Dataset records –
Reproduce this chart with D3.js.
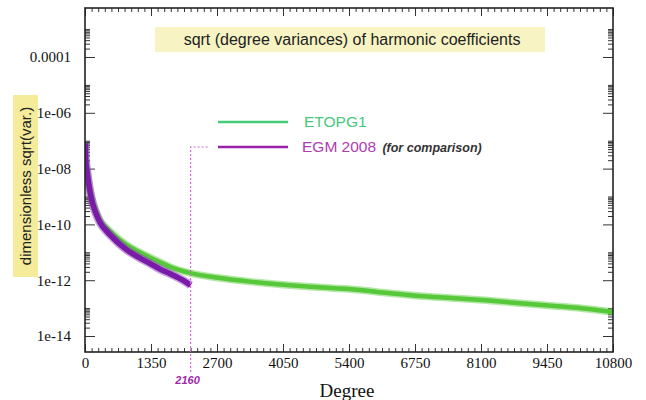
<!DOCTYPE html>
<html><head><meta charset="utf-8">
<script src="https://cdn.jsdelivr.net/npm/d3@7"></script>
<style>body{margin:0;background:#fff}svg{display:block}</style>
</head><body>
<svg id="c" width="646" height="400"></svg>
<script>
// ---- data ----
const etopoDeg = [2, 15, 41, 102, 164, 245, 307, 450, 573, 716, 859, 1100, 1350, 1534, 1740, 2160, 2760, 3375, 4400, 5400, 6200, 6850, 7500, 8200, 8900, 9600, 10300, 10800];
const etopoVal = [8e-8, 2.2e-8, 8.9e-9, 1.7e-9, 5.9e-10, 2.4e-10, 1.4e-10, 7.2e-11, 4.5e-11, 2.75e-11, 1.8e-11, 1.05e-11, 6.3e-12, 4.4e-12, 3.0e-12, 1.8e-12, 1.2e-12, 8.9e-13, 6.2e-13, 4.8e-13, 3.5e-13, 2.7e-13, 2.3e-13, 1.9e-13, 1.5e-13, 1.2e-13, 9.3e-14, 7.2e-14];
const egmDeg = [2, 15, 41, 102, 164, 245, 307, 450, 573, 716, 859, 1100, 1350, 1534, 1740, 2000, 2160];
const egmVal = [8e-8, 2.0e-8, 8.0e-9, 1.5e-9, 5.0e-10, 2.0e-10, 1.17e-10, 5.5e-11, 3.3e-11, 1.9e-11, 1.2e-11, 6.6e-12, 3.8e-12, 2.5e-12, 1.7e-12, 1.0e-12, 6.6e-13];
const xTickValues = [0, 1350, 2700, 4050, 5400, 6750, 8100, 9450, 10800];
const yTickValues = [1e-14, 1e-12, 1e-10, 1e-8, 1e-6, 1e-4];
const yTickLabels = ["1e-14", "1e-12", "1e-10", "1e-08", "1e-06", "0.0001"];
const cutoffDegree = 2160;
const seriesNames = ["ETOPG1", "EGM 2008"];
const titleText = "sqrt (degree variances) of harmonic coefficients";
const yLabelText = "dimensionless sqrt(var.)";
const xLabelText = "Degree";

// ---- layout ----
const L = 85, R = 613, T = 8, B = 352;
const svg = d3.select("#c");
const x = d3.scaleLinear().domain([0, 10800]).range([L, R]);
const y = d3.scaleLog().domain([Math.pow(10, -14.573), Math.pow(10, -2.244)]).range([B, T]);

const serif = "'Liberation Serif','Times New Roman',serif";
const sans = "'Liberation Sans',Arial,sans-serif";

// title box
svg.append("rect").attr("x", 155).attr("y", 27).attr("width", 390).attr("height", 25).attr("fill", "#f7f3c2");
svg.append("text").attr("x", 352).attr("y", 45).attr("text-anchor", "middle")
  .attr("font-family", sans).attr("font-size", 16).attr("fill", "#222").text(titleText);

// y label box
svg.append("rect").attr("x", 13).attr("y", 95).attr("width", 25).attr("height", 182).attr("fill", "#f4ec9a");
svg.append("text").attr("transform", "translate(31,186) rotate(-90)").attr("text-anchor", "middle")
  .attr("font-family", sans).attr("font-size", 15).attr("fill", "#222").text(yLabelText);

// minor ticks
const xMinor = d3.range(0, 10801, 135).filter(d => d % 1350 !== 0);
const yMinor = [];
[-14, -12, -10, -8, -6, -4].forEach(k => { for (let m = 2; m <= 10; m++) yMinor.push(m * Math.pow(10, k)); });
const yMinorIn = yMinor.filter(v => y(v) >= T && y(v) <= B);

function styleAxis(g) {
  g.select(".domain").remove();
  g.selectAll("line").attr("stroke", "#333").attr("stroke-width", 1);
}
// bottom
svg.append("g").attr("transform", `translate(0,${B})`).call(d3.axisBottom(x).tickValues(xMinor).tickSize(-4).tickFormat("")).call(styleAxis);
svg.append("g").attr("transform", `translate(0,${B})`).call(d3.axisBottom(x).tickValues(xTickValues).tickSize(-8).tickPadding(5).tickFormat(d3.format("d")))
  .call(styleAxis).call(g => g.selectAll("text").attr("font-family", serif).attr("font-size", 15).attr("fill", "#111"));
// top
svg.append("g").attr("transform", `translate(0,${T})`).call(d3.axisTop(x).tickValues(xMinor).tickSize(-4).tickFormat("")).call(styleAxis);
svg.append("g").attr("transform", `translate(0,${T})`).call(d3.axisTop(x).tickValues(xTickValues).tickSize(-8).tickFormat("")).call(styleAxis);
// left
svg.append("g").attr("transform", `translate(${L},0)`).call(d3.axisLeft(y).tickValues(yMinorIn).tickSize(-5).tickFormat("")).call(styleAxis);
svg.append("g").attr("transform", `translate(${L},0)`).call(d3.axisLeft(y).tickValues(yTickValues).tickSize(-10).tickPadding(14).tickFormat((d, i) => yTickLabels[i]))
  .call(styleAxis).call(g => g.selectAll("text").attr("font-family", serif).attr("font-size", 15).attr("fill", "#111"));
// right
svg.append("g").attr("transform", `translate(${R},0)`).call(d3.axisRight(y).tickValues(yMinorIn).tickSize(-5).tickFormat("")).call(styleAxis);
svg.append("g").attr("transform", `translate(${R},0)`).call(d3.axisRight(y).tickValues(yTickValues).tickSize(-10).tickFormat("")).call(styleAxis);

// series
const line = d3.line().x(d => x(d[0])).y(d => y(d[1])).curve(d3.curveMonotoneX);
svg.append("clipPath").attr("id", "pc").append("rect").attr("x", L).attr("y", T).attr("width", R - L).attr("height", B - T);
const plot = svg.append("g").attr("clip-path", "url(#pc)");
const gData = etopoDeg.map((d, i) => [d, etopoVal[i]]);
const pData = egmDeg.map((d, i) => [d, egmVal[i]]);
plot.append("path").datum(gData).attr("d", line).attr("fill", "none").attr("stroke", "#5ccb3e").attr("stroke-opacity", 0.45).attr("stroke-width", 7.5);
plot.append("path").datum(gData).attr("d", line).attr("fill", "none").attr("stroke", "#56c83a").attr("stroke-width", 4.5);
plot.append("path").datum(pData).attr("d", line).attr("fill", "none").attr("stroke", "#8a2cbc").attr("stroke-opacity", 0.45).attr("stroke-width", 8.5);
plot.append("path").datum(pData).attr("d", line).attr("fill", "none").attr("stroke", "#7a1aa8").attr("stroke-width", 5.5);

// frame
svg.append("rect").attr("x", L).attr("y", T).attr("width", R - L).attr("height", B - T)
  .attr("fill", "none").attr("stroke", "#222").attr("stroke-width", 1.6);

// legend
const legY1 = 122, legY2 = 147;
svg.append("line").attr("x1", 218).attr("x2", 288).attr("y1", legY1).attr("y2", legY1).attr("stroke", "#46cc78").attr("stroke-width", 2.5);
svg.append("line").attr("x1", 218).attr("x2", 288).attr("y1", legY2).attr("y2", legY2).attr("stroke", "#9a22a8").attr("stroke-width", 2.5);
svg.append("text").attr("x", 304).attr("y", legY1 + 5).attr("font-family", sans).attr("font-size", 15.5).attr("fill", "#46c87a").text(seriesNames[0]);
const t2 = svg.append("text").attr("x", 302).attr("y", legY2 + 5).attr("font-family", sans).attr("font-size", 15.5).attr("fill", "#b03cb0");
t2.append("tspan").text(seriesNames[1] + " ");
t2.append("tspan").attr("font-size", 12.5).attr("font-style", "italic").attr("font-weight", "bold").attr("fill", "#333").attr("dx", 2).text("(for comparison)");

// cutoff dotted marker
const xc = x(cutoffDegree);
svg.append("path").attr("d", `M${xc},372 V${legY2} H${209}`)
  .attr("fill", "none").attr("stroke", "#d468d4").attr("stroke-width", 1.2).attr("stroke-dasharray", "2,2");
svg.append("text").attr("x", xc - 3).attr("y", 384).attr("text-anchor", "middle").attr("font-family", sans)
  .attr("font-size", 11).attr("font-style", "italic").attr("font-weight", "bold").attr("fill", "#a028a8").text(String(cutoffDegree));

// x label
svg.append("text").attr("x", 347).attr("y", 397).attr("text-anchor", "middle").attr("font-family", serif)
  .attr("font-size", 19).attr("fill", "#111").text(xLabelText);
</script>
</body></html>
...
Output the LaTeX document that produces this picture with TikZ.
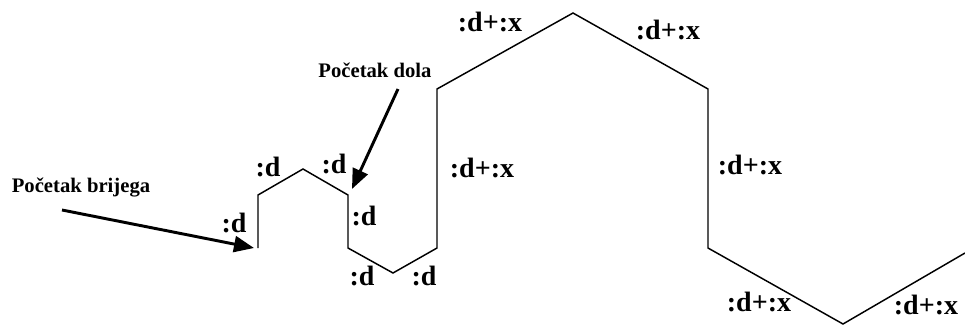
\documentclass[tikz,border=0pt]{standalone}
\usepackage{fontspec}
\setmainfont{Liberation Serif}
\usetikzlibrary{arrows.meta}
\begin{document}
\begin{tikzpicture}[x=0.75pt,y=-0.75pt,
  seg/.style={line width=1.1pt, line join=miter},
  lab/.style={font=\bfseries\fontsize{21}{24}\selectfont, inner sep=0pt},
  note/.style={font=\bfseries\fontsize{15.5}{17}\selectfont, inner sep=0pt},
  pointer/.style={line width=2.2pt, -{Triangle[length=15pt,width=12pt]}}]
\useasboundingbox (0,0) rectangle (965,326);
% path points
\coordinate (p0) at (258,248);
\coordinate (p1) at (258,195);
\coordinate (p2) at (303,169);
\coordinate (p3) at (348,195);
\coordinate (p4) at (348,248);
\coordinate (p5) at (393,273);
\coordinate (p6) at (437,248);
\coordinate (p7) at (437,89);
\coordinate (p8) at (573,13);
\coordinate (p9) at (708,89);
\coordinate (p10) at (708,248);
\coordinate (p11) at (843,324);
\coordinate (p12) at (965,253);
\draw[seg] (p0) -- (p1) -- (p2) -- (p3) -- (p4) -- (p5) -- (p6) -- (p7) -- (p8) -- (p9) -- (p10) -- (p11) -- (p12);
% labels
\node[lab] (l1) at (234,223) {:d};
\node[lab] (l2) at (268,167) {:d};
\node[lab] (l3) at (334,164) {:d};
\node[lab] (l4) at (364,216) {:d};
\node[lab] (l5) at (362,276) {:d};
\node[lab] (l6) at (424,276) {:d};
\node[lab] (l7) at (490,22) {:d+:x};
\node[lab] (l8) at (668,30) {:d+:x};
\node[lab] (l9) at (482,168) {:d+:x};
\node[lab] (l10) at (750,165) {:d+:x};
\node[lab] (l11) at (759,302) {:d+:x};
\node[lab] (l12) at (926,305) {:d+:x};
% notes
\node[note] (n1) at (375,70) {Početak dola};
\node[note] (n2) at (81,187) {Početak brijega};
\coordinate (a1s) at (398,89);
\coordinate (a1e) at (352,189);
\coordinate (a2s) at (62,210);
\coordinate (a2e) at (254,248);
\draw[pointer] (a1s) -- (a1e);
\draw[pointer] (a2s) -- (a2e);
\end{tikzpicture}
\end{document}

To do –
Word for word, retype the lines in the entries above that run from the one with "Reproduce this chart with D3.js." through the one with "Math.pow(10, -2.244)]).range([B, T]);". Both ends count; pictures do not.

Solution for this exercise –
Reproduce this chart with D3.js.
<!DOCTYPE html>
<html><head><meta charset="utf-8">
<script src="https://cdn.jsdelivr.net/npm/d3@7"></script>
<style>body{margin:0;background:#fff}svg{display:block}</style>
</head><body>
<svg id="c" width="646" height="400"></svg>
<script>
// ---- data ----
const etopoDeg = [2, 15, 41, 102, 164, 245, 307, 450, 573, 716, 859, 1100, 1350, 1534, 1740, 2160, 2760, 3375, 4400, 5400, 6200, 6850, 7500, 8200, 8900, 9600, 10300, 10800];
const etopoVal = [8e-8, 2.2e-8, 8.9e-9, 1.7e-9, 5.9e-10, 2.4e-10, 1.4e-10, 7.2e-11, 4.5e-11, 2.75e-11, 1.8e-11, 1.05e-11, 6.3e-12, 4.4e-12, 3.0e-12, 1.8e-12, 1.2e-12, 8.9e-13, 6.2e-13, 4.8e-13, 3.5e-13, 2.7e-13, 2.3e-13, 1.9e-13, 1.5e-13, 1.2e-13, 9.3e-14, 7.2e-14];
const egmDeg = [2, 15, 41, 102, 164, 245, 307, 450, 573, 716, 859, 1100, 1350, 1534, 1740, 2000, 2160];
const egmVal = [8e-8, 2.0e-8, 8.0e-9, 1.5e-9, 5.0e-10, 2.0e-10, 1.17e-10, 5.5e-11, 3.3e-11, 1.9e-11, 1.2e-11, 6.6e-12, 3.8e-12, 2.5e-12, 1.7e-12, 1.0e-12, 6.6e-13];
const xTickValues = [0, 1350, 2700, 4050, 5400, 6750, 8100, 9450, 10800];
const yTickValues = [1e-14, 1e-12, 1e-10, 1e-8, 1e-6, 1e-4];
const yTickLabels = ["1e-14", "1e-12", "1e-10", "1e-08", "1e-06", "0.0001"];
const cutoffDegree = 2160;
const seriesNames = ["ETOPG1", "EGM 2008"];
const titleText = "sqrt (degree variances) of harmonic coefficients";
const yLabelText = "dimensionless sqrt(var.)";
const xLabelText = "Degree";

// ---- layout ----
const L = 85, R = 613, T = 8, B = 352;
const svg = d3.select("#c");
const x = d3.scaleLinear().domain([0, 10800]).range([L, R]);
const y = d3.scaleLog().domain([Math.pow(10, -14.573), Math.pow(10, -2.244)]).range([B, T]);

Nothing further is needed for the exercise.